Maintaining a healthy diet before pregnancy was associated with a 10% reduced risk of children developing 'transient early' and 'persistent' wheeze patterns.
Maternal diet quality may impact the wheeze trajectories of children in their early lives, according to recent findings published in the European Journal of Allergy and Clinical Immunology.1
These findings resulted from a recent study conducted to look into wheeze trajectories for children and to assess links with the quality of periconceptional maternal diets.
This research was led by Hitomi Okubo, from the Japan Environment and Children's Study Programme Office at the National Institute for Environmental Studies in Ibaraki, Japan. Only a single American study cited by the investigators had looked at the association between a prenatal diet that may have been inflammatory and wheeze trajectories in this initial period in children's lives.2
“However, investigations of dietary patterns focused on the healthfulness of diet during pregnancy and their relationship with childhood wheeze trajectories have not been evaluated,” Okubo and colleagues wrote. “Moreover, studies examining the role of maternal diet in periconception on childhood wheeze trajectories are lacking.”
The investigators based their research on the Japan Environment and Children's Study (JECS), a nationwide birth cohort that looked at over 100,000 expectant mothers who had been registered at 15 centers in different regions in Japan from January 2011 to March 2014. The included mothers had completed surveys at the time of their pregnancies and continued with self-administered questionnaires following their children's births.
The new study used JECS data that had been released in 2019 and 2021, with the investigators focusing on 76,014 mother-child pairs with a minimum of 3 wheeze assessments in the age range 1 to 4 years. Following their exclusion of certain data, the team’s final analysis looked at a total of 70,530 mother-child pairs.

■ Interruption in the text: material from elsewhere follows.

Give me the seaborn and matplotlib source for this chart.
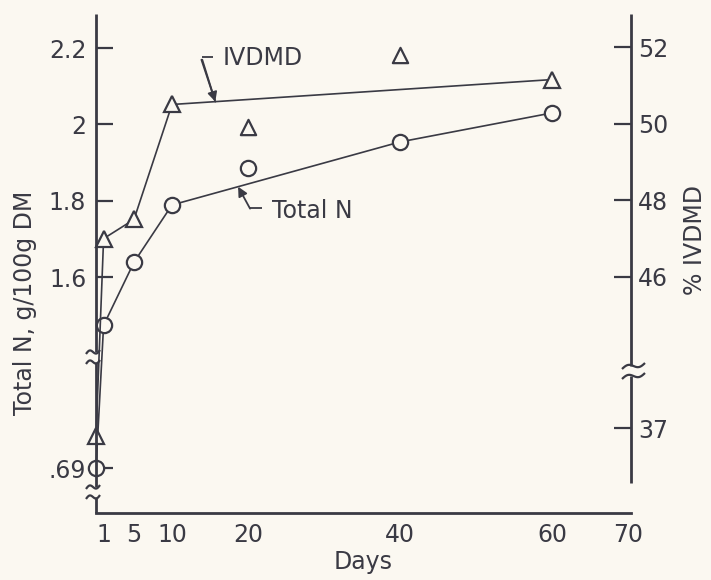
import numpy as np
import pandas as pd
import matplotlib
matplotlib.use("Agg")
import matplotlib.pyplot as plt
import seaborn as sns
from matplotlib.lines import Line2D

# ---------------- data ----------------
days_n = [0, 1, 5, 10, 40, 60]
total_n = [0.69, 1.474, 1.639, 1.789, 1.954, 2.030]
days_n_extra = [20]
total_n_extra = [1.886]

days_iv = [0, 1, 5, 10, 60]
ivdmd = [36.8, 47.0, 47.5, 50.5, 51.15]
days_iv_extra = [20, 40]
ivdmd_extra = [49.9, 51.8]

x_ticks = [1, 5, 10, 20, 40, 60, 70]
x_labels = ["1", "5", "10", "20", "40", "60", "70"]
left_ticks = [0.69, 1.6, 1.8, 2.0, 2.2]
left_labels = [".69", "1.6", "1.8", "2", "2.2"]
right_ticks = [37, 46, 48, 50, 52]
right_labels = ["37", "46", "48", "50", "52"]

# ---------------- style ----------------
BG = "#fbf8f1"
INK = "#3a3a44"
sns.set_theme(style="white")
plt.rcParams["font.family"] = ["DejaVu Sans"]
plt.rcParams["text.color"] = INK
plt.rcParams["xtick.color"] = INK
plt.rcParams["ytick.color"] = INK
FS = 17

W, H = 711, 580
fig = plt.figure(figsize=(W / 100, H / 100), dpi=100, facecolor=BG)
AX_L, AX_R, AX_T, AX_B = 96, 631, 14, 513
ax = fig.add_axes([AX_L / W, (H - AX_B) / H, (AX_R - AX_L) / W, (AX_B - AX_T) / H])
ax.set_facecolor(BG)
ax2 = ax.twinx()
ax2.set_facecolor("none")


# piecewise-linear broken scale (position in px above the x axis)
def make_pw(xs, ys):
    xs = np.asarray(xs, float)
    ys = np.asarray(ys, float)

    def f(v):
        v = np.asarray(v, float)
        out = np.interp(v, xs, ys)
        s0 = (ys[1] - ys[0]) / (xs[1] - xs[0])
        s1 = (ys[-1] - ys[-2]) / (xs[-1] - xs[-2])
        out = np.where(v < xs[0], ys[0] + (v - xs[0]) * s0, out)
        out = np.where(v > xs[-1], ys[-1] + (v - xs[-1]) * s1, out)
        return out

    return f, make_inv(xs, ys)


def make_inv(xs, ys):
    def g(p):
        p = np.asarray(p, float)
        out = np.interp(p, ys, xs)
        s0 = (xs[1] - xs[0]) / (ys[1] - ys[0])
        s1 = (xs[-1] - xs[-2]) / (ys[-1] - ys[-2])
        out = np.where(p < ys[0], xs[0] + (p - ys[0]) * s0, out)
        out = np.where(p > ys[-1], xs[-1] + (p - ys[-1]) * s1, out)
        return out

    return g


lf, li = make_pw([0.69, 0.968, 1.404, 2.2], [45, 151, 161, 465])
rf, ri = make_pw([37, 38.435, 43.65, 52], [85, 140, 146, 466])
ax.set_yscale("function", functions=(lf, li))
ax2.set_yscale("function", functions=(rf, ri))
HPX = AX_B - AX_T
ax.set_ylim(float(li(0)), float(li(HPX)))
ax2.set_ylim(float(ri(0)), float(ri(HPX)))
ax.set_xlim(0, 70.4)

# ---------------- data marks ----------------
LW = 1.2
MS = 11
df_n = pd.DataFrame({"day": days_n, "val": total_n})
df_iv = pd.DataFrame({"day": days_iv, "val": ivdmd})
sns.lineplot(data=df_n, x="day", y="val", ax=ax, color=INK, lw=LW, sort=False,
             estimator=None, marker="o", markersize=MS, markerfacecolor=BG,
             markeredgecolor=INK, markeredgewidth=1.6, clip_on=False, zorder=3)
sns.scatterplot(x=days_n_extra, y=total_n_extra, ax=ax, marker="o", s=MS ** 2,
                facecolor=BG, edgecolor=INK, linewidth=1.6, zorder=4, clip_on=False)
sns.lineplot(data=df_iv, x="day", y="val", ax=ax2, color=INK, lw=LW, sort=False,
             estimator=None, marker="^", markersize=MS, markerfacecolor=BG,
             markeredgecolor=INK, markeredgewidth=1.6, clip_on=False, zorder=3)
sns.scatterplot(x=days_iv_extra, y=ivdmd_extra, ax=ax2, marker="^", s=MS ** 2,
                facecolor=BG, edgecolor=INK, linewidth=1.6, zorder=4, clip_on=False)

# ---------------- axes / ticks ----------------
for a in (ax, ax2):
    for s in a.spines.values():
        s.set_visible(False)
    a.set_xlabel("")
    a.set_ylabel("")
ax.spines["bottom"].set_visible(True)
ax.spines["bottom"].set_linewidth(2.0)
ax.spines["bottom"].set_color(INK)

ax.set_xticks(x_ticks)
ax.set_xticklabels(x_labels)
ax.set_yticks(left_ticks)
ax.set_yticklabels(left_labels)
ax2.set_yticks(right_ticks)
ax2.set_yticklabels(right_labels)
ax.yaxis.set_minor_locator(matplotlib.ticker.NullLocator())
ax2.yaxis.set_minor_locator(matplotlib.ticker.NullLocator())
ax.tick_params(axis="x", direction="in", length=10, width=1.8, pad=7, labelsize=FS, colors=INK)
ax.tick_params(axis="y", direction="in", length=12, width=1.6, pad=7, labelsize=FS, colors=INK)
ax2.tick_params(axis="y", direction="in", length=12, width=1.6, pad=5, labelsize=FS, colors=INK)


# ---------------- hand-drawn broken spines ----------------
def fig_line(xs, ys, lw=2.0):
    fig.add_artist(Line2D(np.asarray(xs) / W, 1 - np.asarray(ys) / H,
                          transform=fig.transFigure, color=INK, lw=lw,
                          solid_capstyle="butt", zorder=5))


def brk(x0, x1, yc, tilt=4, amp=2.5):
    t = np.linspace(0, 1, 20)
    xs = x0 + (x1 - x0) * t
    ys = yc + tilt * (0.5 - t) - amp * np.sin(2 * np.pi * t)
    fig_line(xs, ys, lw=1.6)


# left spine: three segments
fig_line([AX_L, AX_L], [AX_T, 352])
fig_line([AX_L, AX_L], [362, 487])
fig_line([AX_L, AX_L], [497, AX_B])
brk(86, 100, 352)
brk(86, 100, 362)
brk(86, 100, 487)
brk(86, 100, 497)
# right spine: two segments, ends above the x axis
fig_line([AX_R, AX_R], [AX_T, 366])
fig_line([AX_R, AX_R], [376, 483])
brk(622, 645, 366, tilt=6)
brk(622, 645, 376, tilt=6)

# ---------------- labels ----------------
fig.text(25 / W, 1 - 303 / H, "Total N, g/100g DM", rotation=90, ha="center",
         va="center", fontsize=FS, color=INK)
fig.text(695 / W, 1 - 240 / H, "% IVDMD", rotation=90, ha="center",
         va="center", fontsize=FS, color=INK)
fig.text(363 / W, 1 - 562 / H, "Days", ha="center", va="center", fontsize=FS, color=INK)

# ---------------- annotations ----------------
iv_tip_day = 15.7
iv_tip = (iv_tip_day, float(np.interp(iv_tip_day, days_iv, ivdmd)))
ax2.annotate("", xy=iv_tip, xycoords="data", xytext=(-9.4, 30.2), textcoords="offset points",
             arrowprops=dict(arrowstyle="-|>", color=INK, lw=1.3, mutation_scale=14,
                             shrinkA=0, shrinkB=0))
ax2.annotate("", xy=iv_tip, xycoords="data", xytext=(-10, 30.2), textcoords="offset points",
             arrowprops=dict(arrowstyle="-", color=INK, lw=1.3, shrinkA=0, shrinkB=0,
                             relpos=(0, 0)), annotation_clip=False)
ax2.annotate("IVDMD", xy=iv_tip, xycoords="data", xytext=(5, 31.5), textcoords="offset points",
             ha="left", va="center", fontsize=FS, color=INK)
fig_line([202, 213], [57, 57], lw=1.3)

tn_tip_day = 18.7
tn_tip = (tn_tip_day, float(np.interp(tn_tip_day, days_n, total_n)))
ax.annotate("", xy=tn_tip, xycoords="data", xytext=(8.6, -15.8), textcoords="offset points",
            arrowprops=dict(arrowstyle="-|>", color=INK, lw=1.3, mutation_scale=14,
                            shrinkA=0, shrinkB=0))
ax.annotate("Total N", xy=tn_tip, xycoords="data", xytext=(24.5, -17.3), textcoords="offset points",
            ha="left", va="center", fontsize=FS, color=INK)
fig_line([250, 262], [208, 208], lw=1.3)

fig.savefig("out.png", dpi=100, facecolor=BG)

Wheezing among children was looked at using a modified questionnaire, with the research team determining trajectories through group-based modeling. They assessed the quality of maternal diets in the 12 months before the first trimester by utilizing a food frequency survey and a balanced diet score which was based upon the Japanese Food Guide Spinning Top.
The investigators used Bayesian inference of multinomial logistic regression models so as to look into the link between types of maternal diets and early childhood trajectories for wheeze. Their study protocol was approved by the necessary ethics committees, and written informed consent received from all of the subjects.
Overall, the research team pointed out 4 unique patterns of wheezing, with the most prevalent group being the 'never/infrequent' trajectory, accounting for 69.1% and working as the team’s reference category. The group the team referred to as 'early-childhood onset' was 6.2% of the study population, those in the 'transient early' group were 16.5%, and those in the 'persistent' group were 8.2%.
After they looked at the different variables that could affect the data, the investigators’ notably found a higher maternal balanced diet score with the highest quartile was shown to be associated with a diminished risk of being labeled 'transient early' and 'persistent' when compared to the 'never/infrequent' trajectory.
The research team noted that this lowered risk was shown to be around 10% for both of these wheeze patterns. Despite this fact, there was no significant link pointed out between maternal balanced diet scores and children’s membership in the 'early-childhood onset' wheeze trajectory specifically.
“Further follow-up of this cohort will allow clarification of the wheeze trajectories throughout childhood and the examination of lung function and asthma risk in later life,” they wrote. “Although evidence is still limited and inconsistent, improving overall diet quality before pregnancy may reduce asthma-like symptoms and their related healthcare burden in offspring.”